Garza Letter Addresses Fairfax County Schools' Accidental Hiring of Convicted Felons

The superintendent's response to a Washington Post report that highlighted the illegal hiring of felons by the division.

Karen Garza, the superintendent of Fairfax County Public Schools issued a letter Tuesday about the school division's accidental hiring of several convicted felons. (Patch file.)
Karen Garza, the superintendent of Fairfax County Public Schools issued a letter Tuesday about the school division's accidental hiring of several convicted felons. (Patch file.)
Karen Garza, the superintendent of Fairfax County Public Schools issued a letter Tuesday about the school division's accidental hiring of several convicted felons. 

Garza's letter to parents was published Tuesday in the district's "myFCPS Family" e-newsletter, distributed to FCPS employees and parents of students enrolled in FCPS schools.  

Here is the letter as it appeared in the newsletter: 

"Fairfax County Public Schools (FCPS) is committed to open communications with our employees, families, and community. For this reason, it is important to share information on a situation which came to light in the fall of 2012, and the steps we have taken to correct this situation.

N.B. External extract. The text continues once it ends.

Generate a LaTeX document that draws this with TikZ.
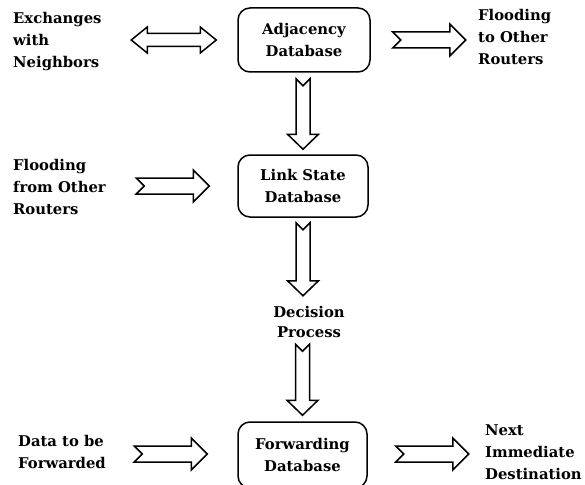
\documentclass[tikz,border=0pt]{standalone}
\usepackage{fontspec}
\setmainfont{DejaVu Serif}
\usetikzlibrary{calc}

% block-arrow geometry
\def\sw{8pt}   % half shaft width
\def\hw{16pt}  % half head width
\def\hl{16pt}  % head length
\def\nd{8pt}   % tail notch depth

% horizontal block arrow with notched tail, pointing right
\newcommand\blockright[2]{%
  \draw[blockarrow] let \p1=(#1), \p2=(#2) in
    (\x1,\y2+\sw) -- (\x2-\hl,\y2+\sw) -- (\x2-\hl,\y2+\hw) -- (\x2,\y2)
    -- (\x2-\hl,\y2-\hw) -- (\x2-\hl,\y2-\sw) -- (\x1,\y2-\sw) -- (\x1+\nd,\y2) -- cycle;}

% vertical block arrow with notched tail, pointing down
\newcommand\blockdown[2]{%
  \draw[blockarrow] let \p1=(#1), \p2=(#2) in
    (\x2-7pt,\y1) -- (\x2-7pt,\y2+15pt) -- (\x2-15.5pt,\y2+15pt) -- (\x2,\y2)
    -- (\x2+15.5pt,\y2+15pt) -- (\x2+7pt,\y2+15pt) -- (\x2+7pt,\y1) -- (\x2,\y1-7pt) -- cycle;}

% two-headed horizontal block arrow
\newcommand\blockboth[2]{%
  \draw[blockarrow] let \p1=(#1), \p2=(#2) in
    (\x1,\y2) -- (\x1+16pt,\y2+13pt) -- (\x1+16pt,\y2+6.5pt) -- (\x2-16pt,\y2+6.5pt)
    -- (\x2-16pt,\y2+13pt) -- (\x2,\y2) -- (\x2-16pt,\y2-13pt) -- (\x2-16pt,\y2-6.5pt)
    -- (\x1+16pt,\y2-6.5pt) -- (\x1+16pt,\y2-13pt) -- cycle;}

\tikzset{
  blockarrow/.style={draw=black, line width=1.5pt, line join=miter, fill=white},
  dbbox/.style={draw=black, line width=1.5pt, rounded corners=12pt, align=center,
    font=\fontsize{14.8}{22}\selectfont\bfseries, inner sep=0pt},
  label/.style={align=left, anchor=west, inner sep=0pt,
    font=\fontsize{14.8}{22}\selectfont\bfseries},
}

\begin{document}
\begin{tikzpicture}[x=1pt, y=-1pt]
  \useasboundingbox[fill=white] (0,0) rectangle (585,484);

  % database boxes
  \node[dbbox, minimum width=132pt, minimum height=64pt] (adj) at (304,40)
    {Adjacency\\Database};
  \node[dbbox, minimum width=130pt, minimum height=62pt] (ls) at (303,186)
    {Link State\\Database};
  \node[dbbox, minimum width=129pt, minimum height=66pt] (fwd) at (302.5,455)
    {Forwarding\\Database};

  % free-standing labels
  \node[label] (exch) at (13,42) {Exchanges\\with\\Neighbors};
  \node[label] (flto) at (478,37) {Flooding\\to Other\\Routers};
  \node[label] (flfrom) at (13,187) {Flooding\\from Other\\Routers};
  \node[align=center, inner sep=0pt, font=\fontsize{14.8}{20}\selectfont\bfseries]
    (dec) at (309,322) {Decision\\Process};
  \node[label] (data) at (18,452) {Data to be\\Forwarded};
  \node[label] (next) at (485,452) {Next\\Immediate\\Destination};

  % horizontal arrows
  \blockboth{$(adj.west)+(-106,0)$}{$(adj.west)+(-21,0)$}
  \blockright{$(adj.east)+(22,0)$}{$(adj.east)+(95,0)$}
  \blockright{$(ls.west)+(-101,0)$}{$(ls.west)+(-28,0)$}
  \blockright{$(fwd.west)+(-103,-1)$}{$(fwd.west)+(-30,-1)$}
  \blockright{$(fwd.east)+(28,-1)$}{$(fwd.east)+(101,-1)$}

  % vertical arrows
  \blockdown{$(adj.south)+(0,6)$}{$(ls.north)+(0,-5)$}
  \blockdown{$(ls.south)+(0,5)$}{$(ls.south)+(0,78)$}
  \blockdown{$(fwd.north)+(0,-77)$}{$(fwd.north)+(0,-6)$}
\end{tikzpicture}
\end{document}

It was brought to our attention in the fall of 2012 that an employee had a prior felony conviction and had been working for FCPS since 2006. Action was taken immediately to remedy the situation as state law prohibits school divisions from hiring any applicant who has been convicted of a felony. 

Next, FCPS moved quickly to undertake a comprehensive review of all hires between 1996 and 2009; nearly 19,000 employee files were carefully examined. In 2009, FCPS moved to an online application process, which automatically rejects any applicant who discloses he or she has a felony conviction. Prior to the online application process, a paper application process was used.

As a result of our review, six other employees emerged as having prior felony convictions. None of the seven employees were convicted of crimes against children. All of these employees were also hired before 2009. Human error played a part in these hirings and we deeply regret this mistake.

By the spring of 2013, all seven employees were removed from their positions. Four are on administrative leave pending resolution; three have left the school system. 

Normally, personnel matters are not for public discussion. However, this situation is becoming public after a lengthy legal and administrative process involving one of these employees, which is now in the Fairfax County Circuit Court. We are confident the court will affirm our recommendation to dismiss this employee.

Every FCPS employee undergoes a rigorous background check including fingerprinting for a police and FBI record check, and a check against a national child abuse registry. 

FCPS employees, families, and community can be assured that this situation will not occur again because of the rigorous online application process and strong vigilance.

If you have concerns or questions, contact fcpsinfo@fcps.edu."

Shirley Ginwright January 29, 2014 at 07:59 AM
Once an individual has completed their sentencing, probation and paid whatever restitution is required, they should be allowed to move forward with their lives. While the employees have rehabilitated themselves, they are now placed in a situation where they can no longer support themselves or their family. Until changed, which it should be, the Superintendent is doing what she has to do. I think ex-felons should be able to work in the school system. We should look at their crime. Look at the number of individuals who have been charged with the possession or use or marijuana (small amounts), but now carry a drug charge. We can't use a one shoe fit all mentality. Ex-felons need jobs and this is another instance where those, who are trying to get their lives together are blocked. It isn't something that will be fixed immediately, but I think the policy needs to be relooked.